Rousseff’s support was little changed at 37 percent this month from 38 percent in April, according to a Datafolha poll published today on Folha de Sao Paulo’s website. Senator Aecio Neves of the Social Democracy Party had 20 percent, up from 16 percent last month. The sum of all of Rousseff’s ten challengers exceeds her support by one percentage point in the May 7-8 survey of 2,844 people. The poll had a margin of error of 2 percentage points.

To win in the first round a candidate needs to have more than 50 percent support or more votes than all other candidates combined. Former Pernambuco state Governor Eduardo Campos trailed in third place with 11 percent, from 10 percent in April.

“The conclusion is that the election is undecided,” said Roberto Padovani, chief economist at Votorantim Ctvm Ltda, said by telephone. “Until a few days ago it looked like Dilma would win easily in a first round, now it’ll be a competitive election.”

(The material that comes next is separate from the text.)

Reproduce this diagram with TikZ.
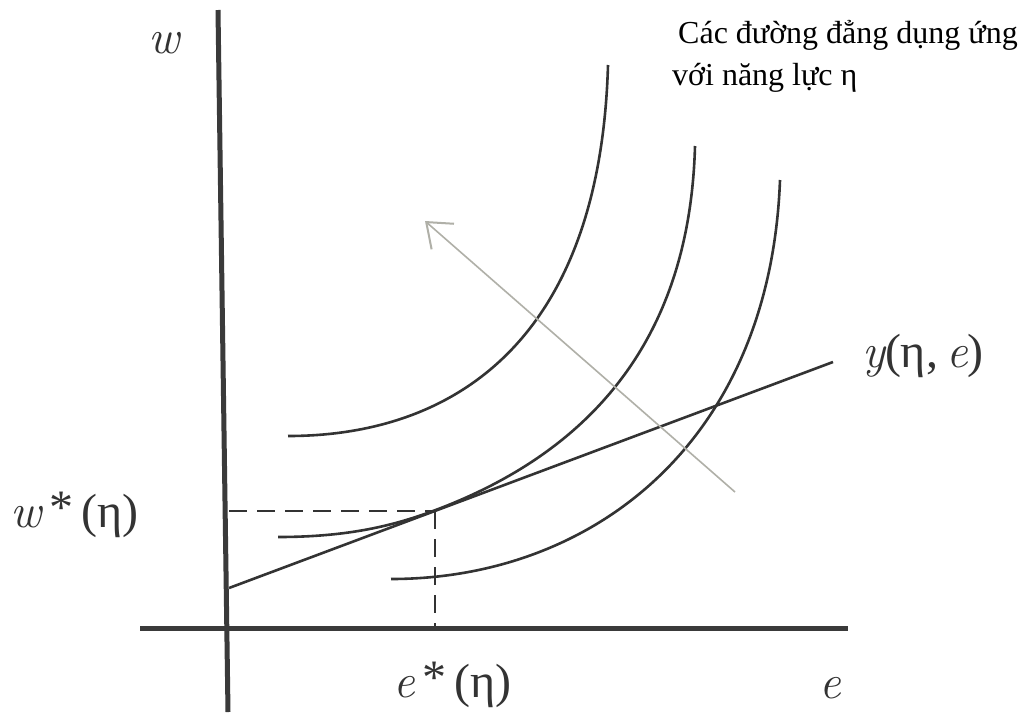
\documentclass[tikz,border=0pt]{standalone}
\usepackage{fontspec}
\setmainfont{Liberation Serif}
\newfontfamily\grk{Liberation Serif}
\newfontfamily\lmr{Latin Modern Roman}
\newcommand{\vi}[1]{{\lmr\itshape #1}}
\usetikzlibrary{arrows.meta}
\definecolor{ink}{HTML}{333333}
\definecolor{axisc}{HTML}{3A3A3A}
\definecolor{arrowc}{HTML}{B0B0A8}
\tikzset{
  axisline/.style={line width=5pt, draw=axisc},
  curveline/.style={line width=2.6pt, draw=ink},
  dashline/.style={line width=2pt, draw=ink, dash pattern=on 18pt off 10pt},
  grayarrow/.style={line width=1.6pt, draw=arrowc, -{Straight Barb[length=22pt,width=34pt,line width=2pt]}},
  mathlab/.style={inner sep=0pt, text=ink, font=\fontsize{48}{54}\selectfont},
  viet/.style={inner sep=0pt, text=black, font=\fontsize{32}{40}\selectfont}
}
\begin{document}
\begin{tikzpicture}[x=1pt,y=-1pt]
\useasboundingbox[fill=white] (0,0) rectangle (1028,716);
% axes
\coordinate (vtop) at (218,10);
\coordinate (vbot) at (228,712);
\coordinate (hleft) at (140,628);
\coordinate (hright) at (848,628);
\draw[axisline] (vtop) -- (vbot);
\draw[axisline] (hleft) -- (hright);
% output line y(eta,e)
\coordinate (yl) at (229,588);
\coordinate (yr) at (833,362);
\draw[curveline] (yl) -- (yr);
% tangent point and dashed guides
\coordinate (T) at (433,511);
\coordinate (Tw) at (229,511);
\coordinate (Te) at (435,626);
\coordinate (Tv) at (435,511);
\draw[dashline] (Tw) -- (T);
\draw[dashline] (Tv) -- (Te);
% indifference curves
\coordinate (c1s) at (288,436);
\coordinate (c1e) at (608,65);
\draw[curveline] (c1s) .. controls (450,436) and (600,345) .. (c1e);
\coordinate (c2s) at (278,537);
\coordinate (c2e) at (695,146);
\draw[curveline] (c2s) .. controls (350,537) and (395,525) .. (T)
  .. controls (600,449) and (690,330) .. (c2e);
\coordinate (c3s) at (391,579);
\coordinate (c3e) at (780,180);
\draw[curveline] (c3s) .. controls (590,579) and (770,445) .. (c3e);
% gray arrow
\coordinate (a1) at (735,492);
\coordinate (a2) at (425,221);
\draw[grayarrow] (a1) -- (a2);
% labels
\node[mathlab, anchor=base] (lw) at (164,53) {\vi{w}};
\node[mathlab, anchor=base west] (lws) at (10,527) {\vi{w}\,\raisebox{4pt}{*}\,(\grk η)};
\node[mathlab, anchor=base west] (les) at (393,697) {\vi{e}\,\raisebox{4pt}{*}\,(\grk η)};
\node[mathlab, anchor=base] (le) at (830,698) {\vi{e}};
\node[mathlab, anchor=base west] (ly) at (862,367) {\vi{y}(\grk η,\,\vi{e})};
\node[viet, anchor=base west] (txt1) at (678,43) {Các đường đẳng dụng ứng};
\node[viet, anchor=base west] (txt2) at (672,85) {với năng lực η};
\end{tikzpicture}
\end{document}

Future rates fell after consumer prices in April rose less than economists forecast. Swap rates on the contract due in January 2017, the most traded in Sao Paulo today, fell 11 basis points, or 0.11 percentage point, to 12.09 at 11:25 a.m. local time. The real fell 0.23 percent to 2.2201 against the U.S. dollar.

Confirming a Trend

Today’s survey confirms two surveys by different pollsters released over the past fortnight that showed opposition candidates gaining on her. It also showed that Rousseff’s increased media exposure has managed to slow her decline in the polls, said Christopher Garman, director for emerging markets at Eurasia Group consulting firm.

“This will be a close election but today’s poll shows she’s stopped the hemorrhaging,” Garman said by phone from Washington.

Her government’s approval rating was little changed at 35 percent from 36 percent in April.

In response to growing discontent with rising living costs and slow growth, Rousseff on May 1 pledged to cut income taxes, continue with minimum wage increases and boost cash transfers to the poor by 1.7 billion reais ($770 million) this year.

Ruling Party

Campaign ads by her ruling Workers’ Party in the first week of this month may also have helped stem her approval, Garman said.

A May 4 Sensus poll showed Rousseff’s lead over Neves narrowing to 11.3 percentage points and with too few votes to guarantee victory in the first round. That survey, published in IstoE magazine, had Rousseff with 35 percent voter support and Campos with 11 percent.

The Rousseff campaign expects she will fall short of the votes for a first-round win, a government official with knowledge of the matter said prior to today’s poll.

Market Recovery

Rousseff’s drop in approval since late March has fueled a recovery in the country’s equity market and in its creditworthiness. It has also sparked renewed calls from within the governing coalition, including 20 lawmakers from the Party of the Republic, for former President Luiz Inacio Lula da Silva, 68, to run in Rousseff’s place. The Workers’ Party on May 3 nominated her as presidential candidate to be confirmed at a convention in June. Lula said he was firmly behind Rousseff, 66, and would be campaigning for her.

During her first three years in office, economic growth has decelerated to the slowest average pace for a Brazilian president since Fernando Collor, who resigned in 1992 on corruption allegations. Her policies to revive the economy stoked inflation that has a 40 percent chance of breaching the 6.5 percent upper limit of policy makers’ target range, according to the central bank.

Brazil’s economy will expand 1.63 percent this year from 2.3 percent in 2013 as inflation accelerates to 6.5 percent, according to the median estimate of about 100 analysts polled on May 2 by the central bank.